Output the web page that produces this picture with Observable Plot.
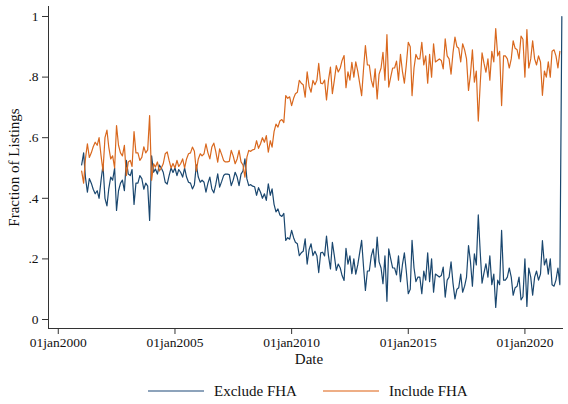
<!DOCTYPE html>
<html>
<head>
<meta charset="utf-8">
<script src="https://cdn.jsdelivr.net/npm/d3@7"></script>
<script src="https://cdn.jsdelivr.net/npm/@observablehq/plot@0.6"></script>
<style>
  body { margin: 0; background: #fff; font-family: "Liberation Serif", "Times New Roman", serif; }
  #chart { position: relative; width: 568px; height: 404px; }
  .legend { position: absolute; left: 148px; top: 381px; display: flex; align-items: center; font-size: 15px; color: #111; line-height: 20px; }
  .legend .item { display: flex; align-items: center; }
  .legend .item + .item { margin-left: 26px; }
  .legend .sw { display: inline-block; width: 56px; height: 2px; margin-right: 10px; }
</style>
</head>
<body>
<div id="chart"></div>
<script>
// Monthly series, January 2001 onward
const seriesNames = ["Exclude FHA", "Include FHA"];
const seriesColors = ["#1a476f", "#d9681e"];
const legendColors = ["#8da3bb", "#eeae86"];
const startYear = 2001;

const includeFHA = [
  0.49, 0.45, 0.53, 0.58, 0.535, 0.55, 0.57, 0.585, 0.575, 0.60,
  0.54, 0.49, 0.60, 0.625, 0.57, 0.53, 0.54, 0.50, 0.64, 0.575,
  0.55, 0.54, 0.575, 0.475, 0.52, 0.525, 0.505, 0.62, 0.55, 0.55,
  0.525, 0.535, 0.57, 0.55, 0.56, 0.673, 0.46, 0.514, 0.503, 0.52,
  0.49, 0.50, 0.514, 0.547, 0.553, 0.525, 0.50, 0.515, 0.50, 0.525,
  0.505, 0.515, 0.53, 0.50, 0.53, 0.547, 0.55, 0.569, 0.555, 0.49,
  0.53, 0.547, 0.54, 0.547, 0.58, 0.55, 0.53, 0.569, 0.582, 0.555,
  0.519, 0.563, 0.545, 0.525, 0.52, 0.52, 0.522, 0.558, 0.54, 0.514,
  0.53, 0.558, 0.52, 0.51, 0.47, 0.536, 0.558, 0.555, 0.56, 0.562,
  0.59, 0.565, 0.58, 0.60, 0.585, 0.607, 0.552, 0.59, 0.569, 0.62,
  0.645, 0.635, 0.655, 0.66, 0.65, 0.739, 0.73, 0.735, 0.706, 0.73,
  0.745, 0.75, 0.789, 0.78, 0.775, 0.734, 0.817, 0.77, 0.75, 0.789,
  0.775, 0.79, 0.845, 0.78, 0.778, 0.79, 0.725, 0.79, 0.833, 0.745,
  0.79, 0.838, 0.817, 0.83, 0.855, 0.871, 0.765, 0.817, 0.79, 0.849,
  0.80, 0.85, 0.82, 0.78, 0.739, 0.83, 0.904, 0.84, 0.84, 0.79,
  0.767, 0.827, 0.728, 0.81, 0.83, 0.882, 0.79, 0.94, 0.767, 0.80,
  0.83, 0.83, 0.853, 0.79, 0.875, 0.82, 0.78, 0.84, 0.915, 0.90,
  0.739, 0.83, 0.875, 0.86, 0.86, 0.915, 0.84, 0.87, 0.78, 0.875,
  0.80, 0.91, 0.85, 0.855, 0.86, 0.855, 0.827, 0.926, 0.87, 0.86,
  0.81, 0.88, 0.932, 0.90, 0.895, 0.85, 0.91, 0.89, 0.86, 0.756,
  0.81, 0.89, 0.783, 0.82, 0.655, 0.78, 0.88, 0.845, 0.816, 0.86,
  0.79, 0.885, 0.85, 0.96, 0.87, 0.885, 0.706, 0.87, 0.87, 0.86,
  0.83, 0.86, 0.92, 0.895, 0.89, 0.86, 0.935, 0.925, 0.80, 0.957,
  0.83, 0.86, 0.92, 0.86, 0.84, 0.87, 0.85, 0.74, 0.82, 0.80,
  0.85, 0.80, 0.885, 0.89, 0.87, 0.83, 0.885
];

const excludeFHA = [
  0.51, 0.55, 0.47, 0.42, 0.465, 0.45, 0.43, 0.415, 0.425, 0.40,
  0.46, 0.51, 0.40, 0.375, 0.43, 0.47, 0.46, 0.50, 0.36, 0.425,
  0.45, 0.46, 0.425, 0.525, 0.48, 0.475, 0.495, 0.38, 0.45, 0.45,
  0.475, 0.465, 0.43, 0.45, 0.44, 0.327, 0.54, 0.486, 0.497, 0.48,
  0.51, 0.50, 0.486, 0.453, 0.447, 0.475, 0.50, 0.485, 0.50, 0.475,
  0.495, 0.485, 0.47, 0.50, 0.47, 0.453, 0.45, 0.431, 0.445, 0.51,
  0.47, 0.453, 0.46, 0.453, 0.42, 0.45, 0.47, 0.431, 0.418, 0.445,
  0.481, 0.437, 0.455, 0.475, 0.48, 0.48, 0.478, 0.442, 0.46, 0.486,
  0.47, 0.442, 0.48, 0.49, 0.53, 0.464, 0.442, 0.445, 0.44, 0.438,
  0.41, 0.435, 0.42, 0.40, 0.415, 0.393, 0.448, 0.41, 0.431, 0.38,
  0.355, 0.365, 0.345, 0.34, 0.35, 0.261, 0.27, 0.265, 0.294, 0.27,
  0.255, 0.25, 0.211, 0.22, 0.225, 0.266, 0.183, 0.23, 0.25, 0.211,
  0.225, 0.21, 0.155, 0.22, 0.222, 0.21, 0.275, 0.21, 0.167, 0.255,
  0.21, 0.162, 0.183, 0.17, 0.145, 0.129, 0.235, 0.183, 0.21, 0.151,
  0.20, 0.15, 0.18, 0.22, 0.261, 0.17, 0.096, 0.16, 0.16, 0.21,
  0.233, 0.173, 0.272, 0.19, 0.17, 0.118, 0.21, 0.06, 0.233, 0.20,
  0.17, 0.17, 0.147, 0.21, 0.125, 0.18, 0.22, 0.16, 0.085, 0.10,
  0.261, 0.17, 0.125, 0.14, 0.14, 0.085, 0.16, 0.13, 0.22, 0.125,
  0.20, 0.09, 0.15, 0.145, 0.14, 0.145, 0.173, 0.074, 0.13, 0.14,
  0.19, 0.12, 0.068, 0.10, 0.105, 0.15, 0.09, 0.11, 0.14, 0.244,
  0.19, 0.11, 0.217, 0.18, 0.345, 0.22, 0.12, 0.155, 0.184, 0.14,
  0.21, 0.115, 0.15, 0.04, 0.13, 0.115, 0.294, 0.13, 0.13, 0.14,
  0.17, 0.14, 0.08, 0.105, 0.11, 0.14, 0.065, 0.075, 0.20, 0.043,
  0.17, 0.14, 0.08, 0.14, 0.16, 0.13, 0.15, 0.26, 0.18, 0.20,
  0.15, 0.20, 0.115, 0.11, 0.13, 0.17, 0.115, 1.0
];

const xTickYears = [2000, 2005, 2010, 2015, 2020];
const yTickValues = [0, 0.2, 0.4, 0.6, 0.8, 1];

// Long-format table for the line mark
const rows = [];
[excludeFHA, includeFHA].forEach((values, s) => {
  values.forEach((v, i) => {
    rows.push({ date: new Date(Date.UTC(startYear, i, 1)), value: v, series: seriesNames[s] });
  });
});

const xTicks = xTickYears.map(y => new Date(Date.UTC(y, 0, 1)));
const xDomain = [new Date(Date.UTC(1999, 7, 1)), new Date(Date.UTC(2021, 7, 27))];
const yDomain = [-0.0297, 1.033];
const axisColor = "#333";
const tickFont = 13.5;
const titleFont = 15;

const fmtY = d => d === 0 ? "0" : d === 1 ? "1" : d3.format(".1f")(d).replace(/^0/, "");

const chart = Plot.plot({
  width: 568,
  height: 370,
  marginLeft: 48,
  marginRight: 5,
  marginTop: 6,
  marginBottom: 42,
  style: { fontFamily: "'Liberation Serif', 'Times New Roman', serif", fontSize: "13.5px", color: "#111", background: "#fff" },
  x: { type: "utc", domain: xDomain },
  y: { domain: yDomain },
  color: { domain: seriesNames, range: seriesColors },
  marks: [
    Plot.ruleX([xDomain[0]], { stroke: axisColor, strokeWidth: 1 }),
    Plot.ruleY([yDomain[0]], { stroke: axisColor, strokeWidth: 1 }),
    Plot.axisX(xTicks, {
      anchor: "bottom", tickSize: 6, tickPadding: 3, stroke: axisColor, label: null,
      fontSize: tickFont, tickFormat: d => "01jan" + d.getUTCFullYear()
    }),
    Plot.axisY(yTickValues, {
      anchor: "left", tickSize: 6, tickPadding: 4, stroke: axisColor, label: null,
      fontSize: tickFont, tickFormat: fmtY
    }),
    Plot.lineY(rows, { x: "date", y: "value", z: "series", stroke: "series", strokeWidth: 1.2 }),
    Plot.text(["Fraction of Listings"], {
      text: d => d, frameAnchor: "left", textAnchor: "middle", lineAnchor: "middle",
      dx: -34, rotate: -90, fontSize: titleFont, fill: "#111"
    }),
    Plot.text(["Date"], {
      text: d => d, frameAnchor: "bottom", textAnchor: "middle", lineAnchor: "middle",
      dy: 31, dx: 3, fontSize: titleFont, fill: "#111"
    })
  ]
});

const root = document.getElementById("chart");
root.appendChild(chart);

// Legend below the plot
const legend = document.createElement("div");
legend.className = "legend";
seriesNames.forEach((name, i) => {
  const item = document.createElement("span");
  item.className = "item";
  const sw = document.createElement("span");
  sw.className = "sw";
  sw.style.background = legendColors[i];
  const label = document.createElement("span");
  label.textContent = name;
  item.appendChild(sw);
  item.appendChild(label);
  legend.appendChild(item);
});
root.appendChild(legend);
</script>
</body>
</html>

## Request
Repeat the lines exactly as they stand, from the opening line of the data through the line with "const startYear = 2001;". Pictures stay out of the copy.

## Output below
Output the web page that produces this picture with Observable Plot.
<!DOCTYPE html>
<html>
<head>
<meta charset="utf-8">
<script src="https://cdn.jsdelivr.net/npm/d3@7"></script>
<script src="https://cdn.jsdelivr.net/npm/@observablehq/plot@0.6"></script>
<style>
  body { margin: 0; background: #fff; font-family: "Liberation Serif", "Times New Roman", serif; }
  #chart { position: relative; width: 568px; height: 404px; }
  .legend { position: absolute; left: 148px; top: 381px; display: flex; align-items: center; font-size: 15px; color: #111; line-height: 20px; }
  .legend .item { display: flex; align-items: center; }
  .legend .item + .item { margin-left: 26px; }
  .legend .sw { display: inline-block; width: 56px; height: 2px; margin-right: 10px; }
</style>
</head>
<body>
<div id="chart"></div>
<script>
// Monthly series, January 2001 onward
const seriesNames = ["Exclude FHA", "Include FHA"];
const seriesColors = ["#1a476f", "#d9681e"];
const legendColors = ["#8da3bb", "#eeae86"];
const startYear = 2001;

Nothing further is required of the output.